One thing I learned was to never trust a senior citizen who lived in a gingerbread house, but a more practical lesson came from the tale of the Boy Who Cried Wolf.
As you can no doubt recall, that particular parable tells of a shepherd boy who, lonely at night while tending his sheep, got the local villagers all riled up by crying "Wolf" a few times, until he was finally gobbled up by a real wolf.
A while back, an Alberta town councillor named Dar Heatherington seems to have started this disturbing trend, when she claimed she had been abducted, drugged and sexually assaulted - when in fact, police investigators discovered she had actually skipped out to Las Vegas for a little fun.
A little more recently, the case of the 'Runaway Bride' caught the media's attention, as her similar claim of abduction turned out to be a case of pre-wedding jitters and incredibly bad judgment. And, last week a young Sikh boy in the lower mainland claimed a few racist white men had yanked his turban off his head, cut his hair (a sacred thing to Sikhs) and beat him up. After some brief investigations, this too proved false.
And last week, right here in Squamish (and presented on the front page of The Chief) local RCMP received a report that a man in a basement suite in Dentville had a firearm and was threatening people who were inside. Naturally, the RCMP mobilized into action, called in Emergency Response Teams (ERT), bomb teams, canine teams and sharpshooters. Two blocks in Dentville were blocked off and for five, tense hours no one really knew what was happening. More than one person who had been at that basement suite had reported that the man had a firearm, so no one can blame the RCMP for calling in the cavalry. We now find out that the guy apparently didn't even have a firearm, although he did allegedly utter threats. Again, we the citizens will be footing the bill for that little incident.
These latter-day wolf criers all need to be made to pay for their fibs, both socially and monetarily.
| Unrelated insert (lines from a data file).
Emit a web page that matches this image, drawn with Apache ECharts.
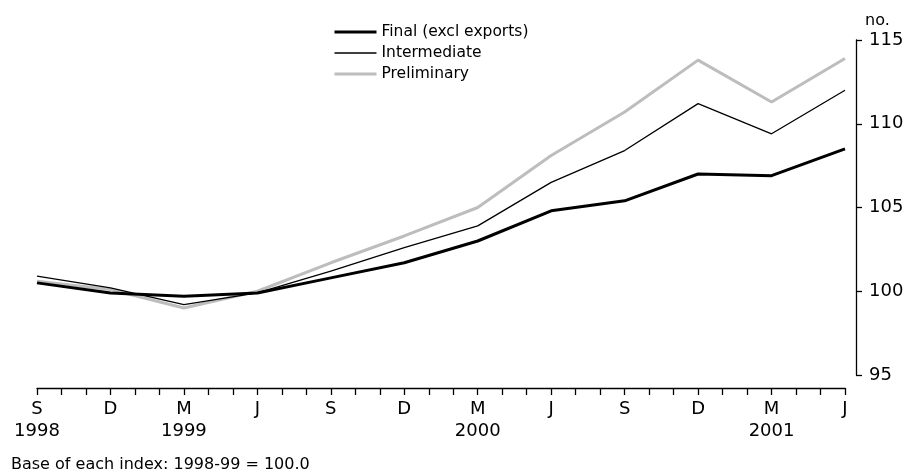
<!DOCTYPE html>
<html>
<head>
<meta charset="utf-8">
<script src="https://cdn.jsdelivr.net/npm/echarts@6/dist/echarts.min.js"></script>
<style>
html,body{margin:0;padding:0;background:#fff;}
#chart{width:916px;height:474px;}
</style>
</head>
<body>
<div id="chart"></div>
<script>
// Quarter labels (Sep 1998 .. Jun 2001)
var quarterLabels = ['S','D','M','J','S','D','M','J','S','D','M','J'];
var yearLabels = ['1998','','1999','','','','2000','','','','2001',''];
// Index values
var finalValues        = [100.5, 99.9, 99.7, 99.9, 100.8, 101.7, 103.0, 104.8, 105.4, 107.0, 106.9, 108.5];
var intermediateValues = [100.9, 100.2, 99.2, 99.9, 101.2, 102.6, 103.9, 106.5, 108.4, 111.2, 109.4, 112.0];
var preliminaryValues  = [100.6, 100.1, 99.0, 100.0, 101.7, 103.3, 105.0, 108.1, 110.7, 113.8, 111.3, 113.9];
var seriesNames = ['Final (excl exports)', 'Intermediate', 'Preliminary'];
var yTicks = {min: 95, max: 115, step: 5};
var monthsPerQuarter = 3;

function toPoints(vals) {
  return vals.map(function (v, i) { return [i * monthsPerQuarter, v]; });
}

var FONT = 'DejaVu Sans';
var styles = [
  {color: '#000000', width: 3},
  {color: '#000000', width: 1.3},
  {color: '#bdbdbd', width: 3}
];
var chart = echarts.init(document.getElementById('chart'), null, {renderer: 'canvas'});
chart.setOption({
  animation: false,
  backgroundColor: '#ffffff',
  textStyle: {fontFamily: FONT, color: '#000'},
  grid: {left: 37, right: 71, top: 40, bottom: 99, containLabel: false},
  legend: {
    orient: 'vertical',
    left: 328,
    top: 19,
    itemWidth: 42,
    itemHeight: 14,
    itemGap: 5,
    itemStyle: {opacity: 0, borderWidth: 0},
    textStyle: {fontFamily: FONT, fontSize: 15.5, color: '#000'},
    data: seriesNames.map(function (n, i) {
      return {name: n, lineStyle: {color: styles[i].color, width: styles[i].width}, itemStyle: {opacity: 0}};
    })
  },
  xAxis: {
    type: 'value',
    min: 0,
    max: (quarterLabels.length - 1) * monthsPerQuarter,
    interval: 1,
    offset: 13,
    axisLine: {show: true, onZero: false, lineStyle: {color: '#000', width: 1.3}},
    axisTick: {show: true, length: 7, lineStyle: {color: '#000', width: 1.3}},
    splitLine: {show: false},
    axisLabel: {
      margin: 10,
      fontFamily: FONT,
      fontSize: 18,
      lineHeight: 22,
      color: '#000',
      showMinLabel: true,
      showMaxLabel: true,
      formatter: function (v) {
        if (v % monthsPerQuarter !== 0) return '';
        var i = v / monthsPerQuarter;
        var q = quarterLabels[i] || '';
        var y = yearLabels[i];
        return y ? q + '\n' + y : q;
      }
    }
  },
  yAxis: {
    type: 'value',
    position: 'right',
    offset: 11,
    min: yTicks.min,
    max: yTicks.max,
    interval: yTicks.step,
    axisLine: {show: true, onZero: false, lineStyle: {color: '#000', width: 1.3}},
    axisTick: {show: true, length: 6, lineStyle: {color: '#000', width: 1.3}},
    splitLine: {show: false},
    axisLabel: {margin: 13, fontFamily: FONT, fontSize: 18, color: '#000'},
    name: 'no.',
    nameLocation: 'end',
    nameGap: 11,
    nameTextStyle: {fontFamily: FONT, fontSize: 16, color: '#000', align: 'left', padding: [0, 0, 0, 9]}
  },
  series: seriesNames.map(function (n, i) {
    var vals = [finalValues, intermediateValues, preliminaryValues][i];
    return {
      name: n, type: 'line', data: toPoints(vals), symbol: 'none', z: 5 - i,
      lineStyle: {color: styles[i].color, width: styles[i].width},
      itemStyle: {color: styles[i].color}
    };
  }),
  graphic: [{
    type: 'text',
    left: 11,
    top: 457,
    style: {text: 'Base of each index: 1998-99 = 100.0', font: '16px "DejaVu Sans"', fill: '#000'}
  }]
});
</script>
</body>
</html>
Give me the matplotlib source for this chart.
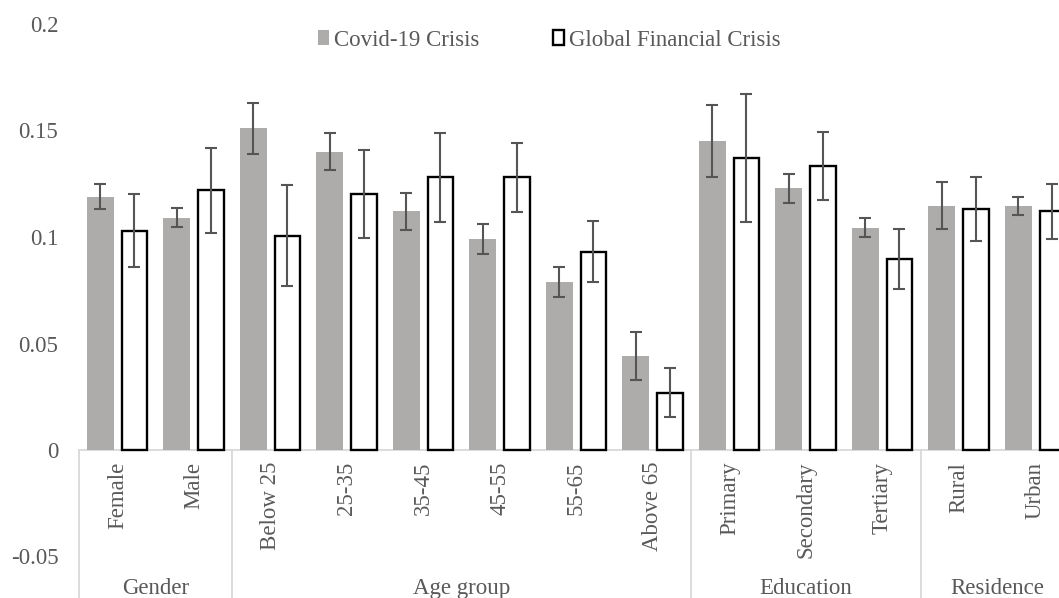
import matplotlib
matplotlib.use("Agg")
import matplotlib.pyplot as plt
import numpy as np
from matplotlib.patches import Patch

plt.rcParams["font.family"] = ["Liberation Serif", "DejaVu Serif"]

# subgroup labels and their parent groups
categories = ["Female", "Male", "Below 25", "25-35", "35-45", "45-55", "55-65",
              "Above 65", "Primary", "Secondary", "Tertiary", "Rural", "Urban"]
groups = ["Gender", "Age group", "Education", "Residence"]
group_sizes = [2, 6, 3, 2]

covid = [0.119, 0.109, 0.151, 0.140, 0.112, 0.099, 0.079, 0.044,
         0.145, 0.1228, 0.1044, 0.1146, 0.1146]
covid_err = [0.006, 0.0045, 0.012, 0.0087, 0.0087, 0.007, 0.007, 0.0113,
             0.017, 0.0068, 0.0045, 0.011, 0.0043]
gfc = [0.103, 0.122, 0.1005, 0.120, 0.128, 0.128, 0.093, 0.0268,
       0.137, 0.1333, 0.0897, 0.113, 0.112]
gfc_err = [0.017, 0.020, 0.0237, 0.0207, 0.021, 0.0162, 0.0143, 0.0115,
           0.030, 0.016, 0.0141, 0.015, 0.013]

TXT = "#595959"
GRID = "#D9D9D9"
FS = 16.5
W, H = 1059, 598

fig = plt.figure(figsize=(W / 100, H / 100), dpi=100)
ax = fig.add_axes([79.2 / W, (H - 556.5) / H, 1 - 79.2 / W, (556.5 - 24) / H])

x = np.arange(len(categories))
bw = 0.353
off = 0.222
err_kw = dict(ecolor="#555555", elinewidth=1.5, capsize=4, capthick=1.5)

ax.bar(x - off, covid, bw, color="#AEABAB", yerr=covid_err,
       error_kw=err_kw, zorder=3, label="Covid-19 Crisis")
ax.bar(x + off, gfc, bw - 0.02, color="white", edgecolor="black", linewidth=1.7,
       yerr=gfc_err, error_kw=err_kw, zorder=3, label="Global Financial Crisis")

ax.set_xlim(-0.5, -0.5 + (W - 79.2) / 76.5)
ax.set_ylim(-0.05, 0.2)
ax.set_yticks([-0.05, 0, 0.05, 0.1, 0.15, 0.2])
ax.set_yticklabels(["-0.05", "0", "0.05", "0.1", "0.15", "0.2"])
ax.tick_params(axis="y", length=0, pad=15, labelsize=FS, labelcolor=TXT)
ax.set_xticks([])
for s in ax.spines.values():
    s.set_visible(False)

# category axis drawn at zero, with labels hanging below
ax.axhline(0, color=GRID, linewidth=1.3, zorder=1)
for xi, name in zip(x, categories):
    ax.text(xi, -0.0055, name, rotation=90, ha="center", va="top",
            fontsize=FS, color=TXT)

edges = np.concatenate([[0], np.cumsum(group_sizes)]) - 0.5
for e in edges:
    ax.plot([e, e], [0, -0.08], color=GRID, linewidth=1.3, clip_on=False, zorder=1)
for g, a, b in zip(groups, edges[:-1], edges[1:]):
    ax.text((a + b) / 2, -0.0652, g, ha="center", va="center",
            fontsize=FS, color=TXT)

handles = [Patch(facecolor="#AEABAB", edgecolor="none"),
           Patch(facecolor="white", edgecolor="black", linewidth=1.7)]
fig.legend(handles, ["Covid-19 Crisis", "Global Financial Crisis"],
           loc="center", bbox_to_anchor=(549 / W, (H - 40) / H), ncol=2,
           frameon=False, fontsize=FS, labelcolor=TXT,
           handlelength=0.5, handleheight=0.6, handletextpad=0.2,
           columnspacing=3.2)

fig.savefig("out.png", dpi=100)
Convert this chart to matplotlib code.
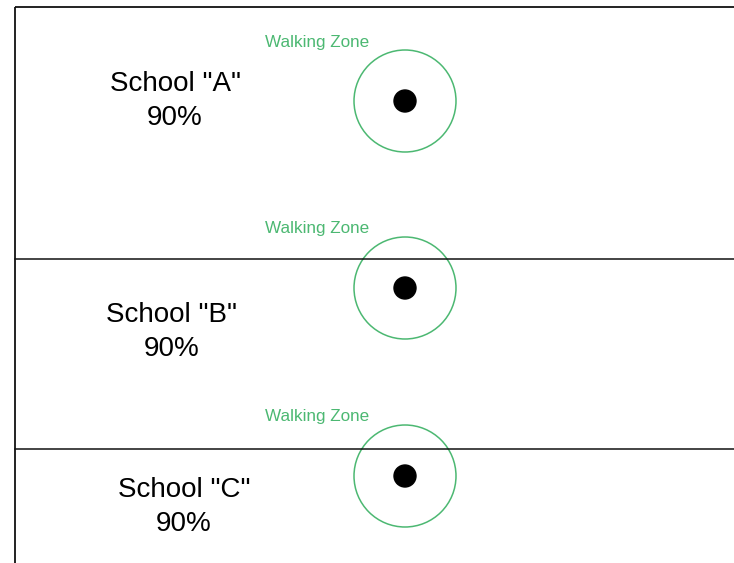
import matplotlib
matplotlib.use("Agg")
import matplotlib.pyplot as plt
from matplotlib.patches import Circle

plt.rcParams['font.family'] = ['Liberation Sans', 'DejaVu Sans']

# data
schools = ['A', 'B', 'C']
pct = [90, 90, 90]
zone_label = 'Walking Zone'

# layout in pixels (figure drawn 1:1 in pixel coords)
W, H = 734, 563
school_y = [101, 288, 476]
school_x = 405
label_x = [175, 172, 184]
label_y = [101, 332, 507]
divider_y = [259, 449]
zone_r = 51
dot_r = 11
green = '#4cb872'

fig = plt.figure(figsize=(W / 100, H / 100), dpi=100)
ax = fig.add_axes([0, 0, 1, 1])
ax.set_xlim(0, W)
ax.set_ylim(H, 0)
ax.set_aspect('equal')
ax.axis('off')

# frame: left and top edges
ax.plot([15, 15], [H, 6.5], color='#111111', lw=1.3, solid_capstyle='butt')
ax.plot([15, W], [6.5, 6.5], color='#111111', lw=1.3, solid_capstyle='butt')
for y in divider_y:
    ax.plot([15, W], [y, y], color='#111111', lw=1.1)

for name, p, sy, lx, ly in zip(schools, pct, school_y, label_x, label_y):
    ax.add_patch(Circle((school_x, sy), zone_r, fill=False, ec=green, lw=1.1))
    ax.add_patch(Circle((school_x, sy), dot_r, color='black'))
    ax.text(317, sy - 59, zone_label, color=green, fontsize=12.3,
            ha='center', va='center')
    ax.text(lx, ly, f'School "{name}"\n{p}%', fontsize=20, ha='center',
            va='center', linespacing=1.4)

fig.savefig('out.png', dpi=100)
Heatherington and the 'Runaway Bride' were charged with making false reports, but the young Sikh boy will only go through the restorative justice program.
Squamish RCMP should charge those who made up the Dentville firearm story. Someone other than the taxpayers has to foot the bill in these cases.
If not, maybe we can send the storytelling offenders off to spend some time with an elderly woman in a gingerbread house.